WHAT THE TASK REQUIRES.
Leave out the pictures and repeat the data exactly.

COLLECTED MATERIAL.
▬▬▬▬▬▬▬▬▬▬

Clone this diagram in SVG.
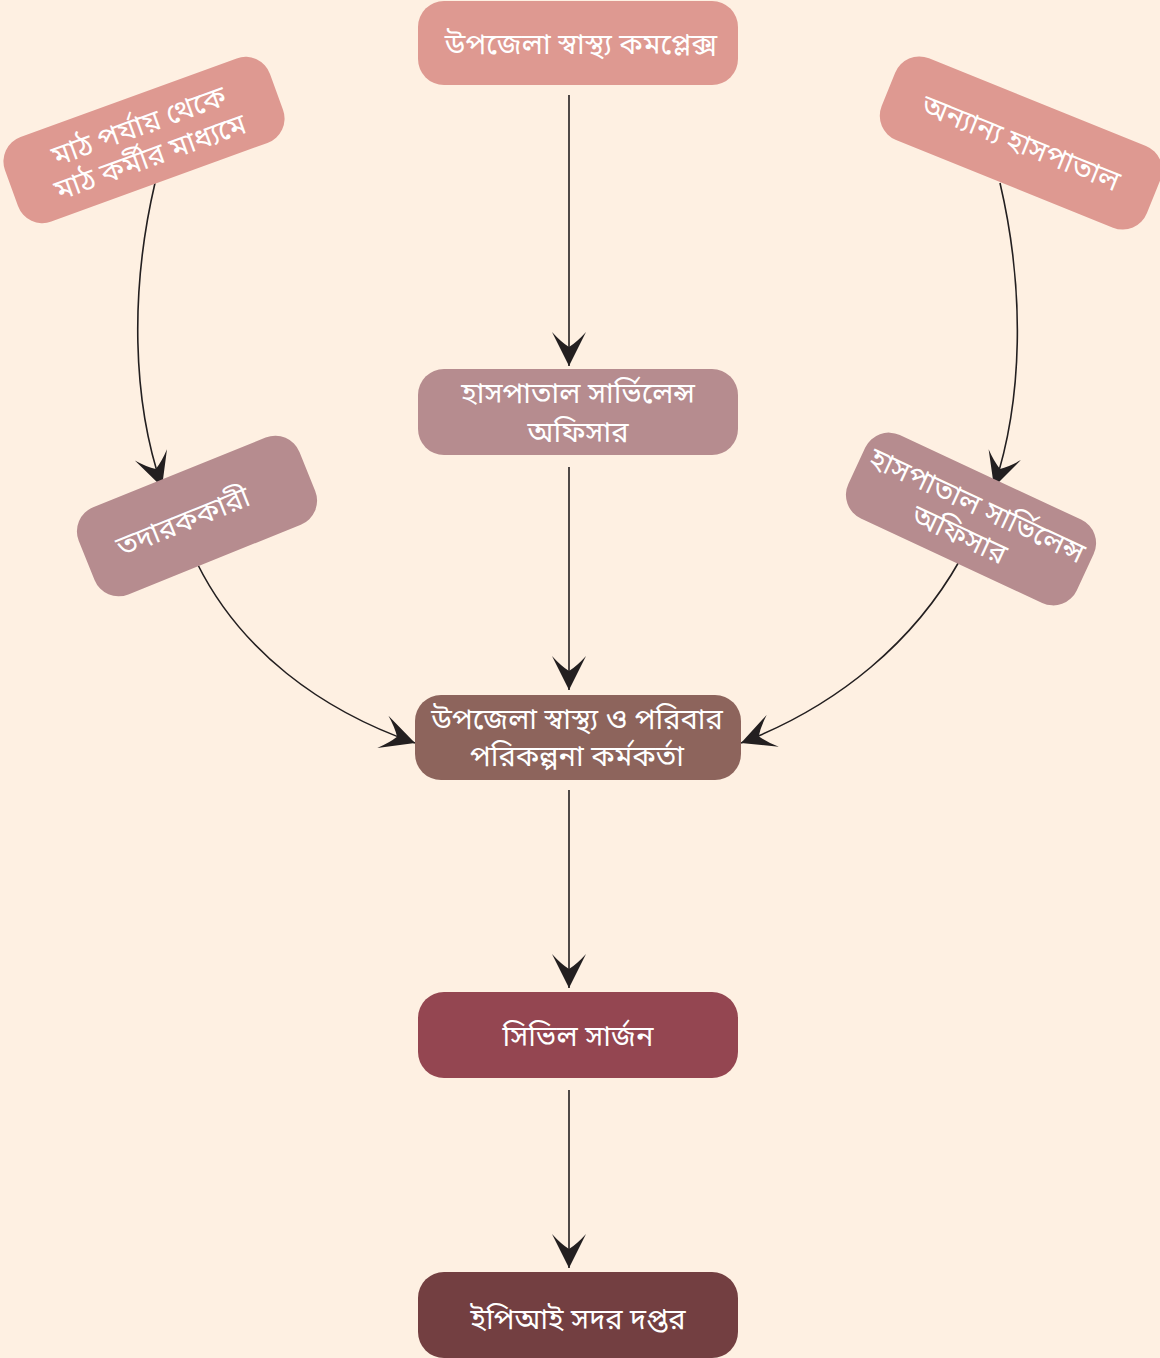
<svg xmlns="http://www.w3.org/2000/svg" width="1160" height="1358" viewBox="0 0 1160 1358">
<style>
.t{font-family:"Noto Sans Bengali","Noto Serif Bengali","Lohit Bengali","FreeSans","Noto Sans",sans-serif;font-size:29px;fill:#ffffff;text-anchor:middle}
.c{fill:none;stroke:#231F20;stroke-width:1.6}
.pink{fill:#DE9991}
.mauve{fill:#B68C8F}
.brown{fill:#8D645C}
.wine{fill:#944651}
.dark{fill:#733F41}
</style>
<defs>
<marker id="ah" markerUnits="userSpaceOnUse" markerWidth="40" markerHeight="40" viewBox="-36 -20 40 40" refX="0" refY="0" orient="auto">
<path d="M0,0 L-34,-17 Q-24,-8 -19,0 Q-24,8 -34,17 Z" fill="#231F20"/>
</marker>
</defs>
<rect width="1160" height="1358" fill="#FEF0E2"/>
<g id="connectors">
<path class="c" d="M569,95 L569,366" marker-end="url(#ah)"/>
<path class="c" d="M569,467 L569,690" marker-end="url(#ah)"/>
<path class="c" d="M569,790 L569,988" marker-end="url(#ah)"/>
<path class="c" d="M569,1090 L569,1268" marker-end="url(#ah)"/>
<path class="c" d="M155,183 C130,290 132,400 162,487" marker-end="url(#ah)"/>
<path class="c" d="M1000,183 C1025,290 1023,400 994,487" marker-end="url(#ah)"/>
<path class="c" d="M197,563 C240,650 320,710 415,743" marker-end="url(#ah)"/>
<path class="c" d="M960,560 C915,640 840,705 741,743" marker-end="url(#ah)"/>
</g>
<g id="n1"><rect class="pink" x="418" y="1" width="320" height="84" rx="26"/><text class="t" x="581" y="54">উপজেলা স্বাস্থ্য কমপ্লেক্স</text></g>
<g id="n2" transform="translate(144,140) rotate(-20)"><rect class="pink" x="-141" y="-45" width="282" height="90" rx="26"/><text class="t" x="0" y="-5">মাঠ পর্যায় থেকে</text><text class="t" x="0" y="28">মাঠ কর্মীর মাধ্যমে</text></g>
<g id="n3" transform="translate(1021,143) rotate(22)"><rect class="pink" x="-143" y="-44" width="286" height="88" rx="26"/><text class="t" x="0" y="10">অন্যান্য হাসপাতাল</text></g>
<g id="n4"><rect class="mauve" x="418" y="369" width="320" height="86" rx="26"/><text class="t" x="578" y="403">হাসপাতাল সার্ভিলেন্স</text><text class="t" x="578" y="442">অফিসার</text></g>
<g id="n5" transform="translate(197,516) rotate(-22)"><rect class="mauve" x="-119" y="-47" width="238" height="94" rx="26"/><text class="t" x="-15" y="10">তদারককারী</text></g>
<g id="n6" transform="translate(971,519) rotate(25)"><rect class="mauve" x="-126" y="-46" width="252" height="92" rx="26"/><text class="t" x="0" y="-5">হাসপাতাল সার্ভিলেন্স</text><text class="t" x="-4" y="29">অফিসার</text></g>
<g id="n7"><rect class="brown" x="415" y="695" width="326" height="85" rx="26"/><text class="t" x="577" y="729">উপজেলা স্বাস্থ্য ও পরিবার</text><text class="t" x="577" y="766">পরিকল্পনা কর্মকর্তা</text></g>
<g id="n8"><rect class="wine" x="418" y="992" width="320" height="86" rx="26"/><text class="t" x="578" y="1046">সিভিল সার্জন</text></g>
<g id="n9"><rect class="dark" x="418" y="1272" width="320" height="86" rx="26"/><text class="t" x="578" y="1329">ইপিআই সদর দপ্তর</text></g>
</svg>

▬▬▬▬▬▬▬▬▬▬

ANSWER FOR THIS EXERCISE.
Clone this diagram in SVG.
<svg xmlns="http://www.w3.org/2000/svg" width="1160" height="1358" viewBox="0 0 1160 1358">
<style>
.t{font-family:"Noto Sans Bengali","Noto Serif Bengali","Lohit Bengali","FreeSans","Noto Sans",sans-serif;font-size:29px;fill:#ffffff;text-anchor:middle}
.c{fill:none;stroke:#231F20;stroke-width:1.6}
.pink{fill:#DE9991}
.mauve{fill:#B68C8F}
.brown{fill:#8D645C}
.wine{fill:#944651}
.dark{fill:#733F41}
</style>
<defs>
<marker id="ah" markerUnits="userSpaceOnUse" markerWidth="40" markerHeight="40" viewBox="-36 -20 40 40" refX="0" refY="0" orient="auto">
<path d="M0,0 L-34,-17 Q-24,-8 -19,0 Q-24,8 -34,17 Z" fill="#231F20"/>
</marker>
</defs>
<rect width="1160" height="1358" fill="#FEF0E2"/>
<g id="connectors">
<path class="c" d="M569,95 L569,366" marker-end="url(#ah)"/>
<path class="c" d="M569,467 L569,690" marker-end="url(#ah)"/>
<path class="c" d="M569,790 L569,988" marker-end="url(#ah)"/>
<path class="c" d="M569,1090 L569,1268" marker-end="url(#ah)"/>
<path class="c" d="M155,183 C130,290 132,400 162,487" marker-end="url(#ah)"/>
<path class="c" d="M1000,183 C1025,290 1023,400 994,487" marker-end="url(#ah)"/>
<path class="c" d="M197,563 C240,650 320,710 415,743" marker-end="url(#ah)"/>
<path class="c" d="M960,560 C915,640 840,705 741,743" marker-end="url(#ah)"/>
</g>
<g id="n1"><rect class="pink" x="418" y="1" width="320" height="84" rx="26"/><text class="t" x="581" y="54">উপজেলা স্বাস্থ্য কমপ্লেক্স</text></g>
<g id="n2" transform="translate(144,140) rotate(-20)"><rect class="pink" x="-141" y="-45" width="282" height="90" rx="26"/><text class="t" x="0" y="-5">মাঠ পর্যায় থেকে</text><text class="t" x="0" y="28">মাঠ কর্মীর মাধ্যমে</text></g>
<g id="n3" transform="translate(1021,143) rotate(22)"><rect class="pink" x="-143" y="-44" width="286" height="88" rx="26"/><text class="t" x="0" y="10">অন্যান্য হাসপাতাল</text></g>
<g id="n4"><rect class="mauve" x="418" y="369" width="320" height="86" rx="26"/><text class="t" x="578" y="403">হাসপাতাল সার্ভিলেন্স</text><text class="t" x="578" y="442">অফিসার</text></g>
<g id="n5" transform="translate(197,516) rotate(-22)"><rect class="mauve" x="-119" y="-47" width="238" height="94" rx="26"/><text class="t" x="-15" y="10">তদারককারী</text></g>
<g id="n6" transform="translate(971,519) rotate(25)"><rect class="mauve" x="-126" y="-46" width="252" height="92" rx="26"/><text class="t" x="0" y="-5">হাসপাতাল সার্ভিলেন্স</text><text class="t" x="-4" y="29">অফিসার</text></g>
<g id="n7"><rect class="brown" x="415" y="695" width="326" height="85" rx="26"/><text class="t" x="577" y="729">উপজেলা স্বাস্থ্য ও পরিবার</text><text class="t" x="577" y="766">পরিকল্পনা কর্মকর্তা</text></g>
<g id="n8"><rect class="wine" x="418" y="992" width="320" height="86" rx="26"/><text class="t" x="578" y="1046">সিভিল সার্জন</text></g>
<g id="n9"><rect class="dark" x="418" y="1272" width="320" height="86" rx="26"/><text class="t" x="578" y="1329">ইপিআই সদর দপ্তর</text></g>
</svg>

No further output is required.